# SET TASK:
Only the lines between the line with "Output the web" and the line with "43.4, composite: 75", together with those two lines themselves, are to be copied exactly.

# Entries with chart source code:

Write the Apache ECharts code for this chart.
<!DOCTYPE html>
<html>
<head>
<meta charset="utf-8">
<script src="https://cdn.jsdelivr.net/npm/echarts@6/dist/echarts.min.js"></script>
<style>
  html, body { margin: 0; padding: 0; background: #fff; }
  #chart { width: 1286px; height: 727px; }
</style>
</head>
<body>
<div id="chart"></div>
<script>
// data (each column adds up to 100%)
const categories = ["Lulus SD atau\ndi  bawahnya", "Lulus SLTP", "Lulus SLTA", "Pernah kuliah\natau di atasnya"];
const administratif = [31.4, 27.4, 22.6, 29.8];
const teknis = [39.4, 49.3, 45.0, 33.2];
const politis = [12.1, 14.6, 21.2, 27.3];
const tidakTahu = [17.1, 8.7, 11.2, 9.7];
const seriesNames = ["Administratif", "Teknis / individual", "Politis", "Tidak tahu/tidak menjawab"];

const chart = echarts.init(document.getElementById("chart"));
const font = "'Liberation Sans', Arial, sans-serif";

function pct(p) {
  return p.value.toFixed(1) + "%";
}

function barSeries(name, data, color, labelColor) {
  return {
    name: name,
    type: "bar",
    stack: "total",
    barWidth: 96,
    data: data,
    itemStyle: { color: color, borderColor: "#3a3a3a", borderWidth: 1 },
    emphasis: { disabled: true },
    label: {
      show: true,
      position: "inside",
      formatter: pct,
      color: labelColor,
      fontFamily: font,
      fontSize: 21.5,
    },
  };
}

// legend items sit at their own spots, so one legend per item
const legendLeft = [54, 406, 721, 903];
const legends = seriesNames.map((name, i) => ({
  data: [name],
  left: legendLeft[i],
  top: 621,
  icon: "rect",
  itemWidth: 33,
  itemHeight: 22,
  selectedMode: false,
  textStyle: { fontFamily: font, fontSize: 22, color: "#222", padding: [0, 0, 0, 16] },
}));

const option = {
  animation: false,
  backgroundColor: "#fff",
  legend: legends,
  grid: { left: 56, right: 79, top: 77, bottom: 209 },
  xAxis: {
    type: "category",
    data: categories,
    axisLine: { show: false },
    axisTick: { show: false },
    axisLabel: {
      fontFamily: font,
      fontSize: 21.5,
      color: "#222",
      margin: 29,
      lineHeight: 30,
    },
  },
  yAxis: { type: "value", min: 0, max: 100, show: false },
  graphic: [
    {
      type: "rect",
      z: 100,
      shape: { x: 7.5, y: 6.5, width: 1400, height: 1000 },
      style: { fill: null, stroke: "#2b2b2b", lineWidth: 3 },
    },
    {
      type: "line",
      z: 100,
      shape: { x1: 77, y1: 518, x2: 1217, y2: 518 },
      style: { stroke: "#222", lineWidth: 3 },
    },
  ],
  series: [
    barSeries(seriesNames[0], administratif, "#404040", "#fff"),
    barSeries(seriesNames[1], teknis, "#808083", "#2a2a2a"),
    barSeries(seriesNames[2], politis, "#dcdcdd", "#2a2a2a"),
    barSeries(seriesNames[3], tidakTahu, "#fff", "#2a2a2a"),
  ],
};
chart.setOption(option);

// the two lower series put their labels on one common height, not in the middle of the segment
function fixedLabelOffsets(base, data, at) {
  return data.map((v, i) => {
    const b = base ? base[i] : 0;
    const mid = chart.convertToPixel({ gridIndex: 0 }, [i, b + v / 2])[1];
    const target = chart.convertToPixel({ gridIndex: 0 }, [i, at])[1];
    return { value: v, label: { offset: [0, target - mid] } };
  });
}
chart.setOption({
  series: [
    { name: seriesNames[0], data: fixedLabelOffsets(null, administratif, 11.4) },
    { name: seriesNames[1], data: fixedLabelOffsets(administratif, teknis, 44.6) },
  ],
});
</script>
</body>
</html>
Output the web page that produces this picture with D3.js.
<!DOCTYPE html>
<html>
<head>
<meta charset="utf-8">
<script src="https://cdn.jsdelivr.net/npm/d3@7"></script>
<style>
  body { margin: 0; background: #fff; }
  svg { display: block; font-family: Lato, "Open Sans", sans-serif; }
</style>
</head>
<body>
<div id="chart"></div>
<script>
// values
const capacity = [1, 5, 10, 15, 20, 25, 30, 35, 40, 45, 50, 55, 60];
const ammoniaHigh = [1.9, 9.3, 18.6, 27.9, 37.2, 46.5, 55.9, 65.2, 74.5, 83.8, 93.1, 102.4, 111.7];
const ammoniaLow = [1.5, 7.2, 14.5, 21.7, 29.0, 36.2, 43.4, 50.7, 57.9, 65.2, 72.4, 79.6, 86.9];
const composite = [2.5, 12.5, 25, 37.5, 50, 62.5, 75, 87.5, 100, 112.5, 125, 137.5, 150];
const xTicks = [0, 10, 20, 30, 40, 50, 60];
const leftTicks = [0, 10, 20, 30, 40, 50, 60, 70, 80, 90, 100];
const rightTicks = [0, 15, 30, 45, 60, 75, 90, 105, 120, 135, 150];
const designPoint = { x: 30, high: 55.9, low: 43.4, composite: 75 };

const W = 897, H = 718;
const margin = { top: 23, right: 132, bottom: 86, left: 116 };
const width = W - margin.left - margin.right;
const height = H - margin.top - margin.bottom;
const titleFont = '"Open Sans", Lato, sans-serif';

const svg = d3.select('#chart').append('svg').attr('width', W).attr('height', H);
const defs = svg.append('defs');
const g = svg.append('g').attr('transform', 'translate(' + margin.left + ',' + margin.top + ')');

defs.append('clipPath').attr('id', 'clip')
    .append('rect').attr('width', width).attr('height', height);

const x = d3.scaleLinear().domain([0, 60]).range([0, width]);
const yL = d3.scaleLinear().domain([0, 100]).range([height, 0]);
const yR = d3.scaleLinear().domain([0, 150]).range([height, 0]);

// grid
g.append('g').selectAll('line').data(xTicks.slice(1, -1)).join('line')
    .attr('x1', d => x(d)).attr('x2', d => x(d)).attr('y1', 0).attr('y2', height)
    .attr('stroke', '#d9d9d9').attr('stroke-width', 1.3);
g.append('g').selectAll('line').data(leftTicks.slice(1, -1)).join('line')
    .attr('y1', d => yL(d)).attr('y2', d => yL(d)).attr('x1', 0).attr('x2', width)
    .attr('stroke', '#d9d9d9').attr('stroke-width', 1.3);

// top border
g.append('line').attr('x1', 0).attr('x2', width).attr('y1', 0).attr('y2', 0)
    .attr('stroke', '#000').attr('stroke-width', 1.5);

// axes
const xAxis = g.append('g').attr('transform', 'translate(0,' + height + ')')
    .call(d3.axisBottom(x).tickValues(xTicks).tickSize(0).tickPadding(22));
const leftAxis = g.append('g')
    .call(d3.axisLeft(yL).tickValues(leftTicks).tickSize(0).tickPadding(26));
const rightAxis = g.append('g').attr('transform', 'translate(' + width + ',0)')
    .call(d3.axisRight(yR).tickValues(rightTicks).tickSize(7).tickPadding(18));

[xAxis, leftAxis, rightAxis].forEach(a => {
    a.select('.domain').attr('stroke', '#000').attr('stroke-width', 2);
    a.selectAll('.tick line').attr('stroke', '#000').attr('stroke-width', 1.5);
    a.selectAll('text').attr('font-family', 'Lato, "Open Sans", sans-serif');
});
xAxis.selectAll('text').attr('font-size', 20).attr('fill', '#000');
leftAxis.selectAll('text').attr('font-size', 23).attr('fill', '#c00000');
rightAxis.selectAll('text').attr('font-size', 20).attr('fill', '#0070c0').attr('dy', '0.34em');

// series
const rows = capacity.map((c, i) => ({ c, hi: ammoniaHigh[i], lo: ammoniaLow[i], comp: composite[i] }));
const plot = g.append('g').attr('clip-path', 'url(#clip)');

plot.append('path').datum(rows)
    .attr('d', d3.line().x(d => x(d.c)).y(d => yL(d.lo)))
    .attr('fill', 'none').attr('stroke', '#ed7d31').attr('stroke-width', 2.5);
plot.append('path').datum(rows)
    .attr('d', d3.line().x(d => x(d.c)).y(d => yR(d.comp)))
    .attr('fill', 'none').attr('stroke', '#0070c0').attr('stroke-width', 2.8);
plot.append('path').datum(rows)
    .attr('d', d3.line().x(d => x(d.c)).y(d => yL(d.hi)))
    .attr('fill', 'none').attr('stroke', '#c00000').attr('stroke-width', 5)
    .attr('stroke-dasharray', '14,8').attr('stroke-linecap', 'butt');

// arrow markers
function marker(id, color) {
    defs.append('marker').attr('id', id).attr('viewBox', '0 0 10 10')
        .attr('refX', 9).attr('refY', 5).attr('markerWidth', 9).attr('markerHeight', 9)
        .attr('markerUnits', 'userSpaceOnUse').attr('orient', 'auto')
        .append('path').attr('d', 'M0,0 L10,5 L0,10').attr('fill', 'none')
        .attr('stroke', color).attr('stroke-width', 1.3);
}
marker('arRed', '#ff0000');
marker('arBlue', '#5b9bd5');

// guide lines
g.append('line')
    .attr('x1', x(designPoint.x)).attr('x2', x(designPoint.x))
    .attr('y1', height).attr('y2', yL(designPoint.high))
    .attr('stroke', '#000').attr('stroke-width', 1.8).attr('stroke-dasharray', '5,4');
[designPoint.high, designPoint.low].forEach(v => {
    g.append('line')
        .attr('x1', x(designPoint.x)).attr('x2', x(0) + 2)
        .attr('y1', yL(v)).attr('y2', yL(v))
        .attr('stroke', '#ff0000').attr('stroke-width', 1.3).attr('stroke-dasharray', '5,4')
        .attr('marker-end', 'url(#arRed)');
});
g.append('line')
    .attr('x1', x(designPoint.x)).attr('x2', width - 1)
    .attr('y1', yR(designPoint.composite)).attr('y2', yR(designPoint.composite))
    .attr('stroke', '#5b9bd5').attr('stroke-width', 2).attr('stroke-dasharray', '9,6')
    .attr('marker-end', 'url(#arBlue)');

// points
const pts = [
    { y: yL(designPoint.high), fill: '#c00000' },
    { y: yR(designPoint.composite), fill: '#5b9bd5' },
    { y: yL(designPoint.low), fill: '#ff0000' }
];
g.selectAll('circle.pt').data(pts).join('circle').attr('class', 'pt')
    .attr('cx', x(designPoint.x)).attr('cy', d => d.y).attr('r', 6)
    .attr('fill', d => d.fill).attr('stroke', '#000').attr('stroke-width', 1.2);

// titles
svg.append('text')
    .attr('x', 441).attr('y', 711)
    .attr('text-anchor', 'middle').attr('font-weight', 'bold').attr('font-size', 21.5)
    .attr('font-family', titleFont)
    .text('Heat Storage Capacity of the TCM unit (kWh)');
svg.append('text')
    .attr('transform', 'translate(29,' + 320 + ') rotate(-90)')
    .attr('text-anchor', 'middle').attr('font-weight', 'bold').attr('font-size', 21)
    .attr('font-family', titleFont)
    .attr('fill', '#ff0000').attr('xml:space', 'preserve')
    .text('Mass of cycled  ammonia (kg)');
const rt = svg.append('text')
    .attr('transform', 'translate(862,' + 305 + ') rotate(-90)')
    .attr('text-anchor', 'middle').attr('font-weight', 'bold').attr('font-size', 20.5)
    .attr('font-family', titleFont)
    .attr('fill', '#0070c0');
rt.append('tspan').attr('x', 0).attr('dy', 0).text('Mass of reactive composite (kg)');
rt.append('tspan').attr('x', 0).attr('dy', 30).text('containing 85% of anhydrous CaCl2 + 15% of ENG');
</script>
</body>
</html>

# ANSWER:
Output the web page that produces this picture with D3.js.
<!DOCTYPE html>
<html>
<head>
<meta charset="utf-8">
<script src="https://cdn.jsdelivr.net/npm/d3@7"></script>
<style>
  body { margin: 0; background: #fff; }
  svg { display: block; font-family: Lato, "Open Sans", sans-serif; }
</style>
</head>
<body>
<div id="chart"></div>
<script>
// values
const capacity = [1, 5, 10, 15, 20, 25, 30, 35, 40, 45, 50, 55, 60];
const ammoniaHigh = [1.9, 9.3, 18.6, 27.9, 37.2, 46.5, 55.9, 65.2, 74.5, 83.8, 93.1, 102.4, 111.7];
const ammoniaLow = [1.5, 7.2, 14.5, 21.7, 29.0, 36.2, 43.4, 50.7, 57.9, 65.2, 72.4, 79.6, 86.9];
const composite = [2.5, 12.5, 25, 37.5, 50, 62.5, 75, 87.5, 100, 112.5, 125, 137.5, 150];
const xTicks = [0, 10, 20, 30, 40, 50, 60];
const leftTicks = [0, 10, 20, 30, 40, 50, 60, 70, 80, 90, 100];
const rightTicks = [0, 15, 30, 45, 60, 75, 90, 105, 120, 135, 150];
const designPoint = { x: 30, high: 55.9, low: 43.4, composite: 75 };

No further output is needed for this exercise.